Headless Browser Automation
Programmatically controlling a browser without a visible interface to render and read pages.
What Is Headless Browser Automation
Headless browser automation is the practice of programmatically controlling a web browser that runs without a visible graphical interface, commonly through tools such as headless Chromium, Puppeteer, or Playwright. A headless browser loads pages, executes their JavaScript, and renders their layout exactly as a normal browser would, but does so in the background, driven by code rather than a person clicking and typing, and its output, such as text, screenshots, or extracted data, is returned to whatever program is controlling it.
How It Works
A headless browser is started as a background process and controlled through an automation library that exposes commands like navigating to a URL, clicking an element, filling in a form field, waiting for content to load, or extracting the page's rendered text or HTML. Because the browser actually executes the page's JavaScript, it can handle pages that build their content dynamically, such as single page applications, dashboards, or sites that load data after the initial page request, which a simple HTTP request without a browser cannot render correctly. Once the desired state is reached, the automation code reads out whatever content it needs and can then close the browser or move on to the next page.
Use Cases
Headless browser automation is used for automated testing of web applications, scraping data from JavaScript-heavy sites, generating screenshots or PDFs of pages, and, in the context of AI agents, fetching the true rendered content of pages that would otherwise return an empty or incomplete result from a plain HTTP fetch. It trades the speed and simplicity of a raw HTTP request for the fidelity of a real browser, which matters whenever the page's content only exists after scripts have run.

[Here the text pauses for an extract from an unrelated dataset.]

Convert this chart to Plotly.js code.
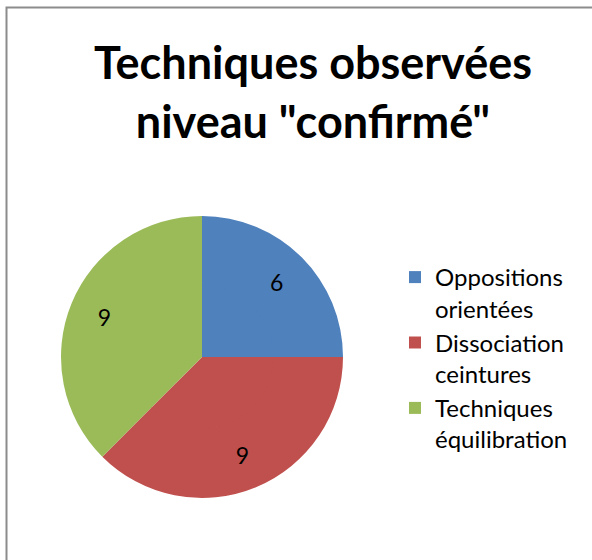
<!DOCTYPE html>
<html>
<head>
<meta charset="utf-8">
<script src="https://cdn.plot.ly/plotly-3.0.1.min.js"></script>
<style>html,body{margin:0;padding:0;background:#fff;}#chart{width:592px;height:560px;}</style>
</head>
<body>
<div id="chart"></div>
<script>
var categories = ["Oppositions<br>orientées", "Dissociation<br>ceintures", "Techniques<br>équilibration"];
var values = [6, 9, 9];
var colors = ["#4F81BD", "#C0504D", "#9BBB59"];
var titleText = "Techniques observées<br>niveau \"confirmé\"";

var W = 592, H = 560;
var FONT = "Lato, 'Open Sans', sans-serif";
var cx = 202, cy = 357, R = 141;
var HOLE = 0.5;

// outer ring carries the value labels (placed mid-ring, like the reference)
var outer = {
  type: "pie",
  labels: categories,
  values: values,
  sort: false,
  direction: "clockwise",
  rotation: 0,
  hole: HOLE,
  marker: {colors: colors, line: {width: 0}},
  textinfo: "value",
  textposition: "inside",
  insidetextorientation: "horizontal",
  insidetextfont: {family: FONT, size: 23, color: "#000"},
  hoverinfo: "label+value",
  domain: {x: [(cx - R)/W, (cx + R)/W], y: [1 - (cy + R)/H, 1 - (cy - R)/H]}
};
// inner disc fills the hole with the same slices
var rIn = R * HOLE + 1;
var inner = {
  type: "pie",
  labels: categories,
  values: values,
  sort: false,
  direction: "clockwise",
  rotation: 0,
  marker: {colors: colors, line: {width: 0}},
  textinfo: "none",
  showlegend: false,
  hoverinfo: "label+value",
  domain: {x: [(cx - rIn)/W, (cx + rIn)/W], y: [1 - (cy + rIn)/H, 1 - (cy - rIn)/H]}
};
var layout = {
  width: W, height: H,
  margin: {l: 0, r: 0, t: 0, b: 0},
  paper_bgcolor: "#fff",
  font: {family: FONT, color: "#000"},
  title: {
    text: titleText,
    font: {family: FONT, size: 45, color: "#000", weight: "bold"},
    x: 313/W, xanchor: "center",
    y: 1 - 79/H, yanchor: "middle"
  },
  showlegend: true,
  legend: {
    x: 395/W, xanchor: "left",
    y: 1 - 255/H, yanchor: "top",
    valign: "top",
    font: {size: 24, color: "#000", family: FONT},
    bgcolor: "rgba(0,0,0,0)",
    itemwidth: 30
  },
  shapes: [{
    type: "rect", xref: "paper", yref: "paper",
    x0: 6.5/W, x1: 1.05, y0: -0.05, y1: 1 - 7.5/H,
    line: {color: "#8C8C8C", width: 2}
  }]
};
Plotly.newPlot("chart", [outer, inner], layout, {displayModeBar: false, staticPlot: true});
</script>
</body>
</html>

Agenhood and Headless Browser Automation
Agenhood's web fetch tool supports headless browser rendering as one of its two modes. For pages that render normally as static HTML, the tool retrieves plain text directly, which is faster and lighter weight. For pages that depend on JavaScript to build their content, the tool instead routes the request through a headless Chromium instance that loads the page, executes its scripts, and returns the fully rendered text to the agent. Like all of Agenhood's built-in tools, this runs inside the agent's sandboxed Docker container, so browser automation is subject to the same isolation and resource limits as the rest of the agent's actions.